The Connection Explorer is the workbench for inspecting a connection's tables and records before — and while — you build migrations against it. Use it to browse the source schema, view a table's relationships as an entity-relationship diagram, query records with the same filter language used in the Migrate Records step, inspect individual records field-by-field (including attachments), and validate that filters and lookups behave as expected.
The explorer is available on every connection. Open it from the Explorer link on the connection's Metadata tab, or follow the Explore Data button on any field-mapping or filter-editing surface.
Layout
The explorer has two panels:
| Panel | Purpose |
|---|---|
| Tables (left) | A searchable tree of every table the connection exposes. Includes both adaptor-discovered tables and any hardcoded metadata tables. Expanding a table reveals its Description and Fields, plus Query and Relationships actions. |
| Workspace (right) | Shows one of two views for the selected table: the data view (Query Builder over Results) or the Relationships diagram. The Query and Relationships actions in the table tree choose which view is shown. |
In the data view, the Query Builder (top) and Results (bottom) panes are independently resizable, and the Query Builder pane auto-sizes to fit the current filter so you keep maximum screen space for results.
Browsing Tables
The table tree on the left lists every table the connection knows about, organised into groups: Saved Views at the top (if any exist — see Saved Views below), then Discovered Tables, then Hardcoded Adaptor Tables. Click a table name to select it as the active table and open the data view; the URL updates so you can bookmark or share a deep link straight to a table.

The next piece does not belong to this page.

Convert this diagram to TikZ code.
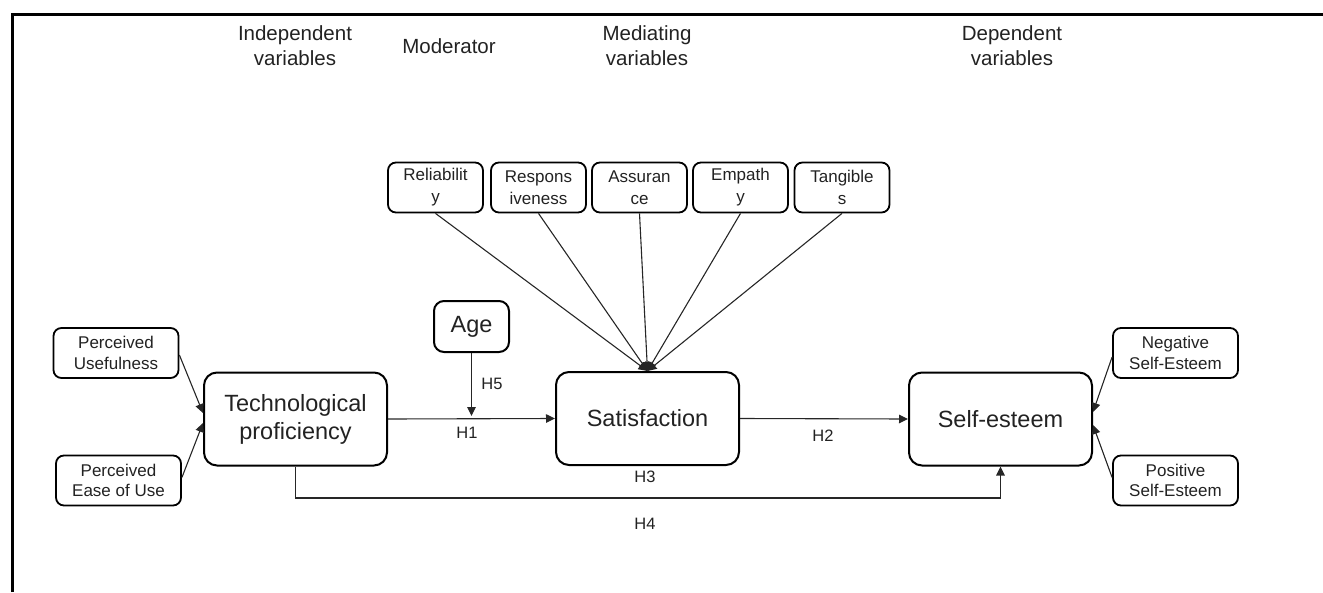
\documentclass[tikz,border=0pt]{standalone}
\usepackage{fontspec}
\setmainfont{Liberation Sans}
\usetikzlibrary{arrows.meta}
\definecolor{txt}{HTML}{222222}
\tikzset{
  big/.style={draw, line width=2pt, rounded corners=13pt, minimum width=183pt, minimum height=93pt, inner sep=0pt, align=center, text=txt, font=\fontsize{23.5}{28}\selectfont},
  small/.style={draw, line width=1.8pt, rounded corners=8pt, minimum width=125pt, minimum height=50pt, inner sep=0pt, align=center, text=txt, font=\fontsize{17}{20.4}\selectfont},
  qual/.style={draw, line width=1.8pt, rounded corners=8pt, minimum width=95pt, minimum height=50pt, inner sep=0pt, align=center, text=txt, font=\fontsize{17}{22}\selectfont},
  head/.style={align=center, text=txt, font=\fontsize{20.5}{25}\selectfont, inner sep=0pt},
  hlab/.style={text=txt, font=\fontsize{16.5}{20}\selectfont, inner sep=0pt},
  conn/.style={line width=1.1pt, draw=black!85},
  arr/.style={conn, -{Triangle[length=9pt,width=8.5pt]}},
}
\begin{document}
\begin{tikzpicture}[x=1pt,y=-1pt]
\useasboundingbox (0,0) rectangle (1323,592);
% frame (left and top only)
\draw[line width=3pt] (12.5,592) -- (12.5,14) -- (1323,14);

% headings
\node[head] (hind) at (295,46) {Independent\\variables};
\node[head] (hmod) at (449,46) {Moderator};
\node[head] (hmed) at (647,46) {Mediating\\variables};
\node[head] (hdep) at (1012,46) {Dependent\\variables};

% quality boxes
\node[qual] (rel) at (435.5,187.5) {Reliabilit\\y};
\node[qual] (res) at (538.5,187.5) {Respons\\iveness};
\node[qual] (ass) at (639.5,187.5) {Assuran\\ce};
\node[qual] (emp) at (740.5,187.5) {Empath\\y};
\node[qual] (tan) at (842,187.5) {Tangible\\s};

% main boxes
\node[big] (tp) at (295.5,419) {Technological\\proficiency};
\node[big] (sat) at (647.5,418.5) {Satisfaction};
\node[big] (se) at (1000.5,419) {Self-esteem};
\node[draw, line width=2pt, rounded corners=10pt, minimum width=75pt, minimum height=51pt, inner sep=0pt, text=txt, font=\fontsize{23.5}{28}\selectfont] (age) at (471.5,326.5) {Age};

% side boxes
\node[small] (pu) at (116,353) {Perceived\\Usefulness};
\node[small] (peu) at (118.5,480.5) {Perceived\\Ease of Use};
\node[small] (nse) at (1175.5,353) {Negative\\Self-Esteem};
\node[small] (pse) at (1175.5,480.5) {Positive\\Self-Esteem};

% quality -> satisfaction
\foreach \q in {rel,res,ass,emp,tan}
  \draw[arr] (\q.south) -- (sat.north);

% side arrows
\draw[arr] ([yshift=-2pt]pu.east) -- ([yshift=6pt]tp.west);
\draw[arr] ([yshift=3pt]peu.east) -- ([yshift=-4pt]tp.west);
\draw[arr] ([yshift=-4pt]nse.west) -- ([yshift=7pt]se.east);
\draw[arr] ([yshift=3pt]pse.west) -- ([yshift=-6pt]se.east);

% main arrows
\draw[arr] (tp.east) -- (sat.west);
\draw[arr] (sat.east) -- (se.west);
\coordinate (h1m) at (471.5,416);
\draw[arr] (age.south) -- (h1m);
\coordinate (h4y) at (0,498);
\draw[arr] (tp.south) -- (tp.south |- h4y) -| (se.south);

% labels
\node[hlab] (h5) at (492,384) {H5};
\node[hlab] (h1) at (467,433) {H1};
\node[hlab] (h2) at (823,436) {H2};
\node[hlab] (h3) at (645,477) {H3};
\node[hlab] (h4) at (645,524) {H4};
\end{tikzpicture}
\end{document}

Expand a table with its chevron to reveal inline detail and per-table actions:
- Description — the table's description from the adaptor metadata.
- Fields — the table's fields, loaded on first expand, with primary-key and display-field markers.
- Query — selects the table and opens the data view (the same as clicking the table name).
- Relationships — opens the table-relationships diagram in the right pane. See Table Relationships below.
If the connection cannot be reached when the explorer opens, the table tree is replaced with a connection-failure card listing the error and offering a Retry action. The retry forces a fresh connection test before re-fetching the table list, so you can fix a credential problem on the connection itself and recover without leaving the page.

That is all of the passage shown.